**MATERIAL PROVIDED**.
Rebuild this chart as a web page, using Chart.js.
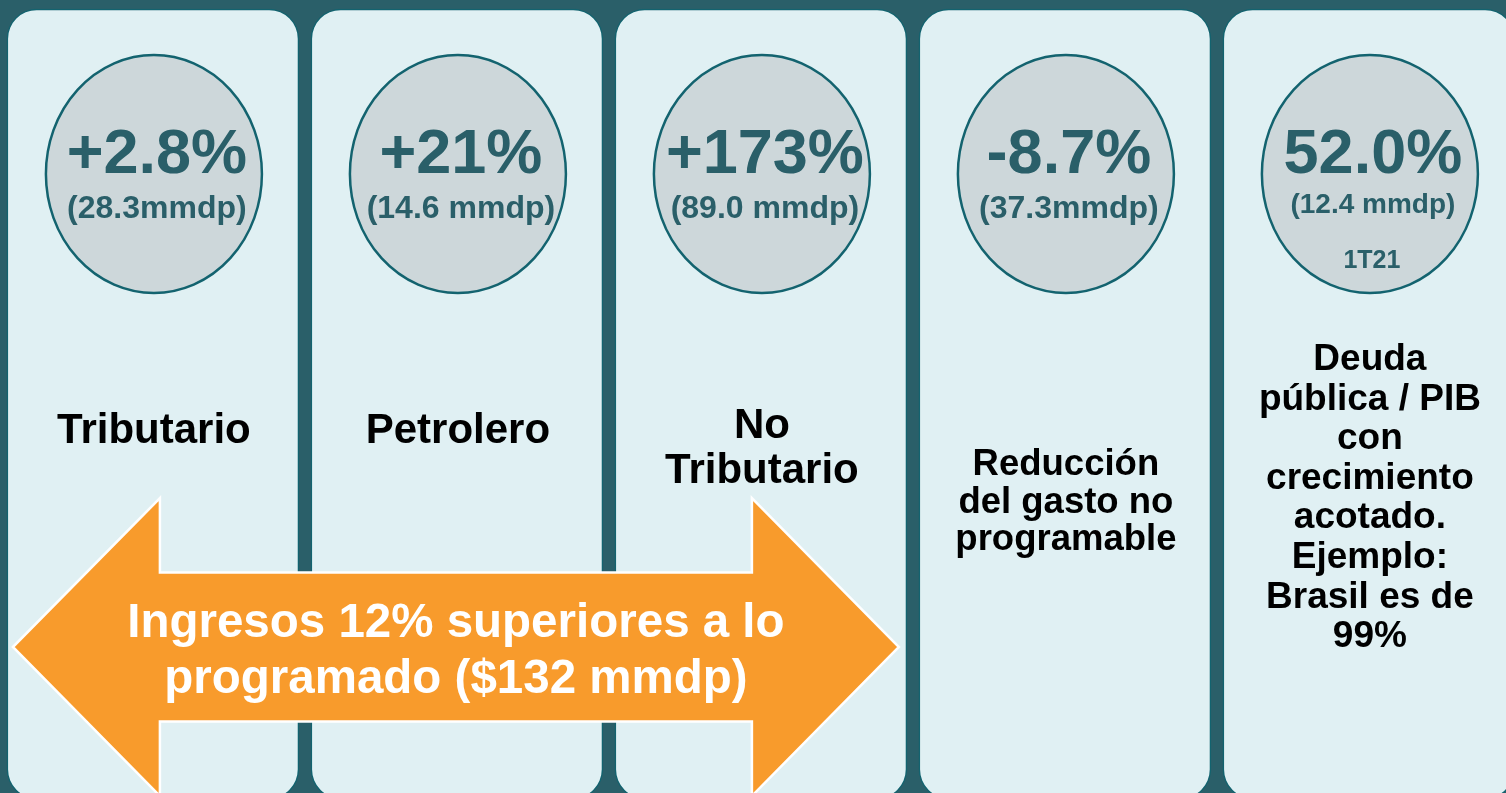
<!DOCTYPE html>
<html>
<head>
<meta charset="utf-8">
<script src="https://cdn.jsdelivr.net/npm/chart.js@4"></script>
<style>
  html, body { margin: 0; padding: 0; background: #2a5f69; }
  #wrap { width: 1506px; height: 793px; }
</style>
</head>
<body>
<div id="wrap"><canvas id="myChart" width="1506" height="793"></canvas></div>
<script>
let ctx = document.getElementById('myChart').getContext('2d');

// data
let categories = [
    ['Tributario'],
    ['Petrolero'],
    ['No', 'Tributario'],
    ['Reducción', 'del gasto no', 'programable'],
    ['Deuda', 'pública / PIB', 'con', 'crecimiento', 'acotado.', 'Ejemplo:', 'Brasil es de', '99%']
];
let changeLabels = ['+2.8%', '+21%', '+173%', '-8.7%', '52.0%'];
let amountLabels = ['(28.3mmdp)', '(14.6 mmdp)', '(89.0 mmdp)', '(37.3mmdp)', '(12.4 mmdp)'];
let periodLabels = ['', '', '', '', '1T21'];
let arrowLines = ['Ingresos 12% superiores a lo', 'programado ($132 mmdp)'];

// styling per column (first baseline, line step, font size)
let labelTop = [443, 443, 438, 475, 370];
let labelStep = [45, 45, 45, 37.5, 39.6];
let labelSize = [42, 42, 42, 36.5, 37];
let amountSize = [32, 32, 32, 32, 28];
let amountBase = [218, 218, 218, 218, 213];

let font = '"Liberation Sans", Arial, sans-serif';
let teal = '#2a5f69';

let panelPlugin = {
    id: 'slide',
    beforeDraw(chart) {
        let c = chart.ctx;
        c.save();
        c.fillStyle = teal;
        c.fillRect(0, 0, chart.width, chart.height);
        c.restore();
    },
    afterDatasetsDraw(chart) {
        let c = chart.ctx;
        let bars = chart.getDatasetMeta(0).data;
        c.save();
        bars.forEach((bar, i) => {
            let cx = bar.x;
            // ellipse
            c.beginPath();
            c.ellipse(cx + 1, 174, 108, 119, 0, 0, Math.PI * 2);
            c.fillStyle = '#cdd7da';
            c.fill();
            c.lineWidth = 2.5;
            c.strokeStyle = '#13636f';
            c.stroke();

            c.textAlign = 'center';
            c.textBaseline = 'alphabetic';
            c.fillStyle = teal;
            c.font = 'bold 63px ' + font;
            c.fillText(changeLabels[i], cx + 4, 173);
            c.font = 'bold ' + amountSize[i] + 'px ' + font;
            c.fillText(amountLabels[i], cx + 4, amountBase[i]);
            if (periodLabels[i]) {
                c.font = 'bold 25px ' + font;
                c.fillText(periodLabels[i], cx + 3, 268);
            }

            // category label
            c.fillStyle = '#000000';
            c.font = 'bold ' + labelSize[i] + 'px ' + font;
            categories[i].forEach((line, k) => {
                c.fillText(line, cx + 1, labelTop[i] + k * labelStep[i]);
            });
        });

        // double arrow across the income columns
        let left = bars[0].x - bars[0].width / 2 + 6;
        let right = bars[2].x + bars[2].width / 2 - 8;
        let mid = 647, head = 147, shaft = 74.5, half = 149;
        c.beginPath();
        c.moveTo(left, mid);
        c.lineTo(left + head, mid - half);
        c.lineTo(left + head, mid - shaft);
        c.lineTo(right - head, mid - shaft);
        c.lineTo(right - head, mid - half);
        c.lineTo(right, mid);
        c.lineTo(right - head, mid + half);
        c.lineTo(right - head, mid + shaft);
        c.lineTo(left + head, mid + shaft);
        c.lineTo(left + head, mid + half);
        c.closePath();
        c.fillStyle = '#f89b2c';
        c.fill();
        c.lineWidth = 2.5;
        c.strokeStyle = '#ffffff';
        c.stroke();

        c.fillStyle = '#ffffff';
        c.font = 'bold 47.5px ' + font;
        let ax = (left + right) / 2;
        arrowLines.forEach((line, k) => {
            c.fillText(line, ax, 637 + k * 56);
        });
        c.restore();
    }
};

let myChart = new Chart(ctx, {
    type: 'bar',
    data: {
        datasets: [{
            label: 'panels',
            data: categories.map((c, i) => ({ x: i, y: [-0.008, 1] })),
            backgroundColor: '#e0f0f3',
            borderColor: '#13636f',
            borderWidth: 1.5,
            borderRadius: 30,
            borderSkipped: false,
            barThickness: 292,
            clip: false
        }]
    },
    options: {
        responsive: false,
        animation: false,
        layout: { padding: { top: 9, bottom: 0, left: 0, right: 0 } },
        scales: {
            x: { type: 'linear', offset: false, min: -0.503, max: 4.451, display: false },
            y: { min: 0, max: 1, display: false }
        },
        plugins: {
            legend: { display: false },
            tooltip: { enabled: false }
        }
    },
    plugins: [panelPlugin]
});
</script>
</body>
</html>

**WHAT TO DO**. Without the pictures, transcribe the listing above exactly.

**SOLVED PROBLEM**.
Rebuild this chart as a web page, using Chart.js.
<!DOCTYPE html>
<html>
<head>
<meta charset="utf-8">
<script src="https://cdn.jsdelivr.net/npm/chart.js@4"></script>
<style>
  html, body { margin: 0; padding: 0; background: #2a5f69; }
  #wrap { width: 1506px; height: 793px; }
</style>
</head>
<body>
<div id="wrap"><canvas id="myChart" width="1506" height="793"></canvas></div>
<script>
let ctx = document.getElementById('myChart').getContext('2d');

// data
let categories = [
    ['Tributario'],
    ['Petrolero'],
    ['No', 'Tributario'],
    ['Reducción', 'del gasto no', 'programable'],
    ['Deuda', 'pública / PIB', 'con', 'crecimiento', 'acotado.', 'Ejemplo:', 'Brasil es de', '99%']
];
let changeLabels = ['+2.8%', '+21%', '+173%', '-8.7%', '52.0%'];
let amountLabels = ['(28.3mmdp)', '(14.6 mmdp)', '(89.0 mmdp)', '(37.3mmdp)', '(12.4 mmdp)'];
let periodLabels = ['', '', '', '', '1T21'];
let arrowLines = ['Ingresos 12% superiores a lo', 'programado ($132 mmdp)'];

// styling per column (first baseline, line step, font size)
let labelTop = [443, 443, 438, 475, 370];
let labelStep = [45, 45, 45, 37.5, 39.6];
let labelSize = [42, 42, 42, 36.5, 37];
let amountSize = [32, 32, 32, 32, 28];
let amountBase = [218, 218, 218, 218, 213];

let font = '"Liberation Sans", Arial, sans-serif';
let teal = '#2a5f69';

let panelPlugin = {
    id: 'slide',
    beforeDraw(chart) {
        let c = chart.ctx;
        c.save();
        c.fillStyle = teal;
        c.fillRect(0, 0, chart.width, chart.height);
        c.restore();
    },
    afterDatasetsDraw(chart) {
        let c = chart.ctx;
        let bars = chart.getDatasetMeta(0).data;
        c.save();
        bars.forEach((bar, i) => {
            let cx = bar.x;
            // ellipse
            c.beginPath();
            c.ellipse(cx + 1, 174, 108, 119, 0, 0, Math.PI * 2);
            c.fillStyle = '#cdd7da';
            c.fill();
            c.lineWidth = 2.5;
            c.strokeStyle = '#13636f';
            c.stroke();

            c.textAlign = 'center';
            c.textBaseline = 'alphabetic';
            c.fillStyle = teal;
            c.font = 'bold 63px ' + font;
            c.fillText(changeLabels[i], cx + 4, 173);
            c.font = 'bold ' + amountSize[i] + 'px ' + font;
            c.fillText(amountLabels[i], cx + 4, amountBase[i]);
            if (periodLabels[i]) {
                c.font = 'bold 25px ' + font;
                c.fillText(periodLabels[i], cx + 3, 268);
            }

            // category label
            c.fillStyle = '#000000';
            c.font = 'bold ' + labelSize[i] + 'px ' + font;
            categories[i].forEach((line, k) => {
                c.fillText(line, cx + 1, labelTop[i] + k * labelStep[i]);
            });
        });

        // double arrow across the income columns
        let left = bars[0].x - bars[0].width / 2 + 6;
        let right = bars[2].x + bars[2].width / 2 - 8;
        let mid = 647, head = 147, shaft = 74.5, half = 149;
        c.beginPath();
        c.moveTo(left, mid);
        c.lineTo(left + head, mid - half);
        c.lineTo(left + head, mid - shaft);
        c.lineTo(right - head, mid - shaft);
        c.lineTo(right - head, mid - half);
        c.lineTo(right, mid);
        c.lineTo(right - head, mid + half);
        c.lineTo(right - head, mid + shaft);
        c.lineTo(left + head, mid + shaft);
        c.lineTo(left + head, mid + half);
        c.closePath();
        c.fillStyle = '#f89b2c';
        c.fill();
        c.lineWidth = 2.5;
        c.strokeStyle = '#ffffff';
        c.stroke();

        c.fillStyle = '#ffffff';
        c.font = 'bold 47.5px ' + font;
        let ax = (left + right) / 2;
        arrowLines.forEach((line, k) => {
            c.fillText(line, ax, 637 + k * 56);
        });
        c.restore();
    }
};

let myChart = new Chart(ctx, {
    type: 'bar',
    data: {
        datasets: [{
            label: 'panels',
            data: categories.map((c, i) => ({ x: i, y: [-0.008, 1] })),
            backgroundColor: '#e0f0f3',
            borderColor: '#13636f',
            borderWidth: 1.5,
            borderRadius: 30,
            borderSkipped: false,
            barThickness: 292,
            clip: false
        }]
    },
    options: {
        responsive: false,
        animation: false,
        layout: { padding: { top: 9, bottom: 0, left: 0, right: 0 } },
        scales: {
            x: { type: 'linear', offset: false, min: -0.503, max: 4.451, display: false },
            y: { min: 0, max: 1, display: false }
        },
        plugins: {
            legend: { display: false },
            tooltip: { enabled: false }
        }
    },
    plugins: [panelPlugin]
});
</script>
</body>
</html>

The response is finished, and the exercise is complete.